Entries with chart source code:
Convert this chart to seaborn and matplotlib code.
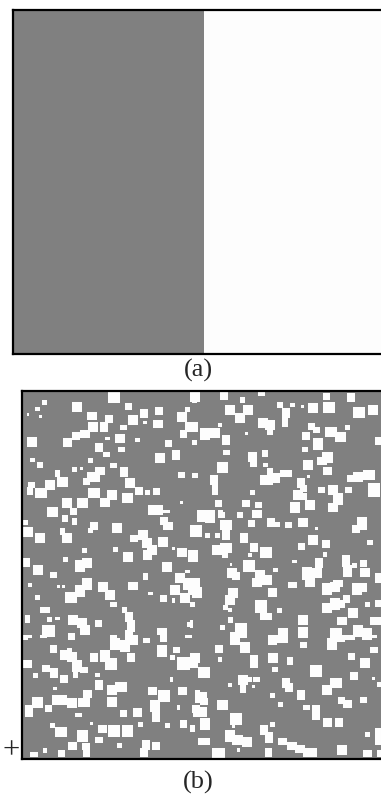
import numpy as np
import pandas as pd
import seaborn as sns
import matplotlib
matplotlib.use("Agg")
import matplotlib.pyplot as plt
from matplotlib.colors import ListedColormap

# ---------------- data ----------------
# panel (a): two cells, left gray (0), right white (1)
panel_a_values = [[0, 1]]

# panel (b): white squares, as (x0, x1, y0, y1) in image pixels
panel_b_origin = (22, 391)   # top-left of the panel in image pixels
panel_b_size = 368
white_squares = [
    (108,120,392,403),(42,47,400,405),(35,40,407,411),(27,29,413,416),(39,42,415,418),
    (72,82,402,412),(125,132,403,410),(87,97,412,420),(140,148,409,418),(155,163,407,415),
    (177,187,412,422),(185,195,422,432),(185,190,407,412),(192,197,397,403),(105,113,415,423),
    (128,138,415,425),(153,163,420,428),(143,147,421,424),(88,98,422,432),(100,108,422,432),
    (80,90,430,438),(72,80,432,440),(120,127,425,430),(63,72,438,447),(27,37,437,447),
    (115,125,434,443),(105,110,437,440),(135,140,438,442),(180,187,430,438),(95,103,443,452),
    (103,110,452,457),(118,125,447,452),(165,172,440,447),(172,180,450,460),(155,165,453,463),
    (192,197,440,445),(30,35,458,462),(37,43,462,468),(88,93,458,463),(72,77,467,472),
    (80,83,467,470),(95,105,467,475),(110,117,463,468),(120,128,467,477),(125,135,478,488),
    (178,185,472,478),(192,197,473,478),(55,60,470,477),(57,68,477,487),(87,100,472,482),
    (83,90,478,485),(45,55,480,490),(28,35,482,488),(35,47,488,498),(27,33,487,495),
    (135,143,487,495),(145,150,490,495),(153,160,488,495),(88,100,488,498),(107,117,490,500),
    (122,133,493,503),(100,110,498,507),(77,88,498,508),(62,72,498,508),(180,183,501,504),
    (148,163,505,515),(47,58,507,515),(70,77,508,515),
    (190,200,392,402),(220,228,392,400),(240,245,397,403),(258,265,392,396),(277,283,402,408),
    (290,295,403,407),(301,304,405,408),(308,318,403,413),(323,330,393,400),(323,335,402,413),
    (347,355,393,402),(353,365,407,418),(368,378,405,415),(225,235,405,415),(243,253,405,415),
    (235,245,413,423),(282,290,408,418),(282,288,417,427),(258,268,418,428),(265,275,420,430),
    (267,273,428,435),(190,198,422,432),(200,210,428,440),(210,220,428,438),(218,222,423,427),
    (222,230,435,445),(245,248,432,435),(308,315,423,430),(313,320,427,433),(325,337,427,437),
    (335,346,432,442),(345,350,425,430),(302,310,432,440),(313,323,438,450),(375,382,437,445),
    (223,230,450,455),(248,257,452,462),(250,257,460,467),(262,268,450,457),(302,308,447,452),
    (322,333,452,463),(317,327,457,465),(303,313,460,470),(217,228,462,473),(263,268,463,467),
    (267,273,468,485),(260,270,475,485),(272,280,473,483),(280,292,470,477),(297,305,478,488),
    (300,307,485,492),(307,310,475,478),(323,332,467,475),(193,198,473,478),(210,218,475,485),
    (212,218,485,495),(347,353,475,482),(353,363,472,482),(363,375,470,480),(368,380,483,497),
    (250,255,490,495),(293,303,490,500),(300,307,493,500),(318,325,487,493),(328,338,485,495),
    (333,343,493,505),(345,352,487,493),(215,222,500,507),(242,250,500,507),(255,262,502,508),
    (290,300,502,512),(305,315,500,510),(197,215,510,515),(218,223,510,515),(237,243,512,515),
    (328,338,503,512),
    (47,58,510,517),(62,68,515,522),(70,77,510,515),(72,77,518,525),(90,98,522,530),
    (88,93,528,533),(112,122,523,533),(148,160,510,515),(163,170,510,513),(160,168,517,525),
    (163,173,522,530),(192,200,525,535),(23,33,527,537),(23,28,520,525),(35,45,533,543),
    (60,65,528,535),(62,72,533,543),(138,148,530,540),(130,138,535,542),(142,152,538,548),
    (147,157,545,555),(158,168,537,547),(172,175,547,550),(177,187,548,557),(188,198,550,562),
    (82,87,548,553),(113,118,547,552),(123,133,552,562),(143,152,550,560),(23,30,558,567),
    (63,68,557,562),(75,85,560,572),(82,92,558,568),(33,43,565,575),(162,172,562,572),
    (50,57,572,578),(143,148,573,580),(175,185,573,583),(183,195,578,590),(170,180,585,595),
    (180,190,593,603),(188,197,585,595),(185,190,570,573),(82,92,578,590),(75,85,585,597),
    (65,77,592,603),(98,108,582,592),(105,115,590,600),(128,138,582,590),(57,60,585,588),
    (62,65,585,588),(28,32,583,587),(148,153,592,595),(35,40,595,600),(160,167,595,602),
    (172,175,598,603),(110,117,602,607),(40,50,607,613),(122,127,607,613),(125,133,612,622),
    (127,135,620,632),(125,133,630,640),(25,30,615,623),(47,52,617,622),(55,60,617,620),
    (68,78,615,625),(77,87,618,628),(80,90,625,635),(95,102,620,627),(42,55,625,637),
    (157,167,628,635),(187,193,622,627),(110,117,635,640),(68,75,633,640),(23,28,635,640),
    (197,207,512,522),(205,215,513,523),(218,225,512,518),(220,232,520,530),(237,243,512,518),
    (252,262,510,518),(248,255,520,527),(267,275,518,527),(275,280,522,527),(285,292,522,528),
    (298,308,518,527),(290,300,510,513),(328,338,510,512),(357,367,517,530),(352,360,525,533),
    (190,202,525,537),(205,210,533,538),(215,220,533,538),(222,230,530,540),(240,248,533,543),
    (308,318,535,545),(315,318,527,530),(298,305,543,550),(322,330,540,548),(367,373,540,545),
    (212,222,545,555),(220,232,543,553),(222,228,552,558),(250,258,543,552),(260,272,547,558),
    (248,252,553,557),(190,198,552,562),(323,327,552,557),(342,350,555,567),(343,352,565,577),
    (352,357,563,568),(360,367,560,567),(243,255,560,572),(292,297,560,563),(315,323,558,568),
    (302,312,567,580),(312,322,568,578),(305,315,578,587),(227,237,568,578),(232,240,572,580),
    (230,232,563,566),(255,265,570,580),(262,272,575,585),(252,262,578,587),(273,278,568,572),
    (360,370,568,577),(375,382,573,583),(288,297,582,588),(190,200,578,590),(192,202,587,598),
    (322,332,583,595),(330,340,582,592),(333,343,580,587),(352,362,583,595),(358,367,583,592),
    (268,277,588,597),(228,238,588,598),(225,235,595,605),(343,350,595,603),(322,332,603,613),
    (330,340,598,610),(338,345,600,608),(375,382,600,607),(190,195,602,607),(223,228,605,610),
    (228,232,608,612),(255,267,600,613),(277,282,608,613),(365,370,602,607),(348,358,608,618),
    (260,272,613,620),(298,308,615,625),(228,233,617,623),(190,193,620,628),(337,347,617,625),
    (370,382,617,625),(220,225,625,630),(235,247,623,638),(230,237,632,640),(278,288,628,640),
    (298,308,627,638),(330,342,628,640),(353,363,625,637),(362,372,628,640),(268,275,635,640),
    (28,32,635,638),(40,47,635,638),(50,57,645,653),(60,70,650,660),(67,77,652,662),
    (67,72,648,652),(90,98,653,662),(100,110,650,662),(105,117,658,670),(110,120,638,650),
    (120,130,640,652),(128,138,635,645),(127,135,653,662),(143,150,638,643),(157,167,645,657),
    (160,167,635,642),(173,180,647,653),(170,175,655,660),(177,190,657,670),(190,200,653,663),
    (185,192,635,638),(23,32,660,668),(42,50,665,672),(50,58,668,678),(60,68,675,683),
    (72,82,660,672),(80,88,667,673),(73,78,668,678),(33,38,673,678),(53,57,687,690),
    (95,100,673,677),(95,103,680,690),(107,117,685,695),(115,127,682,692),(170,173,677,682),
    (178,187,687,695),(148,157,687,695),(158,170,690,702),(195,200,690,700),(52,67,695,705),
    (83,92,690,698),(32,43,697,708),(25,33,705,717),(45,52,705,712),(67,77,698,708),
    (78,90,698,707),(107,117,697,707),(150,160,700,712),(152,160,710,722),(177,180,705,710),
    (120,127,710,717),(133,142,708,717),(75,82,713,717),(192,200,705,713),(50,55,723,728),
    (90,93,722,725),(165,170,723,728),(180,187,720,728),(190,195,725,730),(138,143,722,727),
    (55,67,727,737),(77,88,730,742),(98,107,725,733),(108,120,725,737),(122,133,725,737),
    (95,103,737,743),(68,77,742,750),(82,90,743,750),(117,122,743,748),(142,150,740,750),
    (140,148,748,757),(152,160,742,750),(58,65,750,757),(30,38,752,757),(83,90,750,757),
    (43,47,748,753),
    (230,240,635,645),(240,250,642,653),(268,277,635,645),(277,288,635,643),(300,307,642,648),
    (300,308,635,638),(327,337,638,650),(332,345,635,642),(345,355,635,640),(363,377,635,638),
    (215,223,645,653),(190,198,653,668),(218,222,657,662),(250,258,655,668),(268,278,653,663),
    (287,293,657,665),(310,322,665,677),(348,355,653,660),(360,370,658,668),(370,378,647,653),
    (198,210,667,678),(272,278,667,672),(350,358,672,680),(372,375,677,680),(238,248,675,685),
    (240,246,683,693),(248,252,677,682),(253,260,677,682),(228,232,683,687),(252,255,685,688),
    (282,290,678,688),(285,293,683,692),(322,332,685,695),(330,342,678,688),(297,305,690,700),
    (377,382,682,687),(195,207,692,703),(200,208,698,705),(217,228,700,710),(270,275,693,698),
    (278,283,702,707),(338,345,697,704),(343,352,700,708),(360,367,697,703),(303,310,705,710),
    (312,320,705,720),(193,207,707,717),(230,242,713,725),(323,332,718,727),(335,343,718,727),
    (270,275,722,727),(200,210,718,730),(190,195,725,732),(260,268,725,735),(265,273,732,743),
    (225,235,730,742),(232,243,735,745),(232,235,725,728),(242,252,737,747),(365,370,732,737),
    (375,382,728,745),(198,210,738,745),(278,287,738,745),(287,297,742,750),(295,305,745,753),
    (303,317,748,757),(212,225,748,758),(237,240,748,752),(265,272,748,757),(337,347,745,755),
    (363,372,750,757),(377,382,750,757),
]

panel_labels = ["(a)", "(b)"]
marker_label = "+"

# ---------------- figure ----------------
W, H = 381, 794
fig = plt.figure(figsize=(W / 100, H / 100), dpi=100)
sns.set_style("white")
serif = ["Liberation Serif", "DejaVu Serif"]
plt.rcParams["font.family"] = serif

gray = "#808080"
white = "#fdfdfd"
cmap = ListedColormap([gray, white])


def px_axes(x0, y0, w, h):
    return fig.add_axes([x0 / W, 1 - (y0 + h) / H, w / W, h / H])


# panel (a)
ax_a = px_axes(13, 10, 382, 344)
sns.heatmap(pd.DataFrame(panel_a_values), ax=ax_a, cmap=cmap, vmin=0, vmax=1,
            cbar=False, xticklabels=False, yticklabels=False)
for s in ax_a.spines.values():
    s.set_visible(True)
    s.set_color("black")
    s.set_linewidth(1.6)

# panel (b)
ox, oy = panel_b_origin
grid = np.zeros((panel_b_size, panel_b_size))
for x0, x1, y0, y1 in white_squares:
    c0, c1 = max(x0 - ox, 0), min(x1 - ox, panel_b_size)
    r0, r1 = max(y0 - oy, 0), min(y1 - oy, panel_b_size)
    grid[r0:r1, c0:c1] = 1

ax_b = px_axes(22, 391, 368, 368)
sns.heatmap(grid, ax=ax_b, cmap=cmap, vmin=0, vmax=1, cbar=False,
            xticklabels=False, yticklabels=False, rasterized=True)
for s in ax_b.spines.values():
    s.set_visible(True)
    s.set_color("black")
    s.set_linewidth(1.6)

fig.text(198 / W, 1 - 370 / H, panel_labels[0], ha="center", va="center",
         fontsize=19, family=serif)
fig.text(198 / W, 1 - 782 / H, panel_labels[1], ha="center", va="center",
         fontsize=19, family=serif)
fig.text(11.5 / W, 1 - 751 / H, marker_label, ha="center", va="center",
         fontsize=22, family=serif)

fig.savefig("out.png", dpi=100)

--

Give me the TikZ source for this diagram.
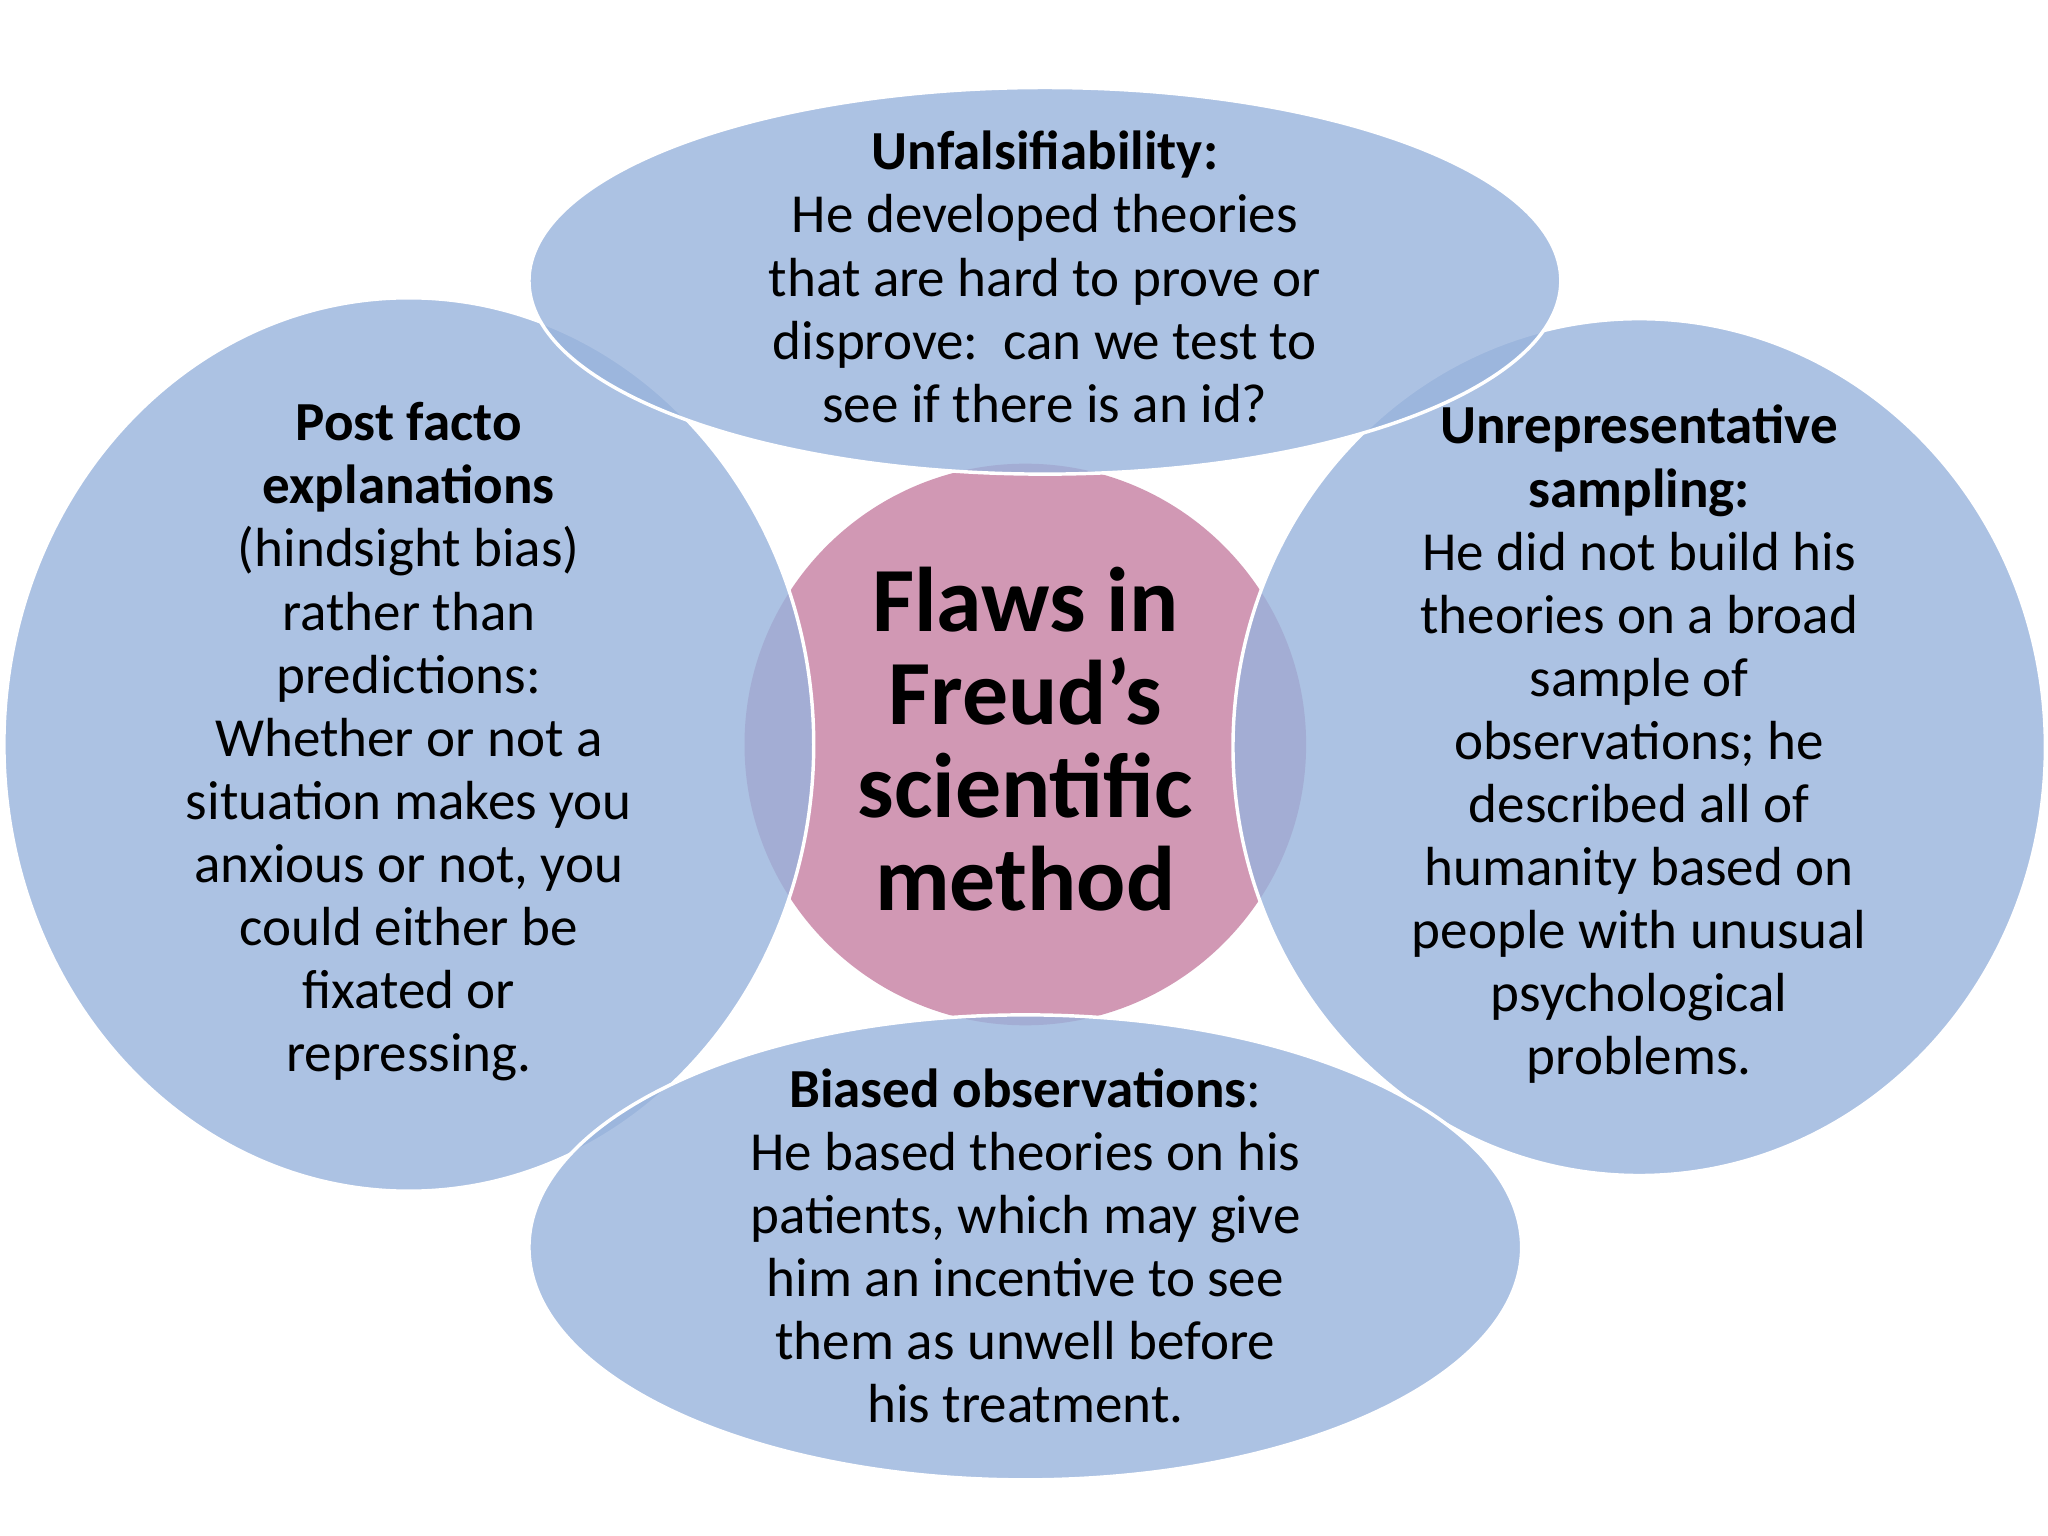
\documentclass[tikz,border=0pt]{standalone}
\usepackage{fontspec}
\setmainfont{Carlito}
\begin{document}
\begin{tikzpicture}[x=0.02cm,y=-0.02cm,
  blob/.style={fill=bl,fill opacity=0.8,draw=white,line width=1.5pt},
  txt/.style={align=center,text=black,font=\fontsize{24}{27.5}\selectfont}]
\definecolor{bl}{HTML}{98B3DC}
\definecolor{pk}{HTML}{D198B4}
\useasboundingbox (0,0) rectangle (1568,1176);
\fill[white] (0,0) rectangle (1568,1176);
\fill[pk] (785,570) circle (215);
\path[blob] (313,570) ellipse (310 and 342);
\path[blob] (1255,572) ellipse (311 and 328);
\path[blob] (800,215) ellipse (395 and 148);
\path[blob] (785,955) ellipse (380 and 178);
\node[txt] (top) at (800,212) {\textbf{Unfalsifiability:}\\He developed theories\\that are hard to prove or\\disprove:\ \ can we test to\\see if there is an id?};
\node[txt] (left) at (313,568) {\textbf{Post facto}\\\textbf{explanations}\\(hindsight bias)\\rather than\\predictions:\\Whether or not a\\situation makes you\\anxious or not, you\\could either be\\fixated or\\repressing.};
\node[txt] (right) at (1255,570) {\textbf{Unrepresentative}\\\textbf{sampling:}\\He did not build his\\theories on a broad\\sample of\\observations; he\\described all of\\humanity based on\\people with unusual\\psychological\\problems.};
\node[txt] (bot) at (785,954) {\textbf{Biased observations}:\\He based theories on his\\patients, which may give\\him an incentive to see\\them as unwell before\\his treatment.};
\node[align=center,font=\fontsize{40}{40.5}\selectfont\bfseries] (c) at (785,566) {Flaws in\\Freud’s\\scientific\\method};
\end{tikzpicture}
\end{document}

### WRITTEN TASK
Both the line containing "Convert this chart" and the line containing "from matplotlib.colors import ListedColormap" belong in the copy, along with every line between them. Reproduce that stretch exactly, without the pictures.

### FULL RESPONSE
Convert this chart to seaborn and matplotlib code.
import numpy as np
import pandas as pd
import seaborn as sns
import matplotlib
matplotlib.use("Agg")
import matplotlib.pyplot as plt
from matplotlib.colors import ListedColormap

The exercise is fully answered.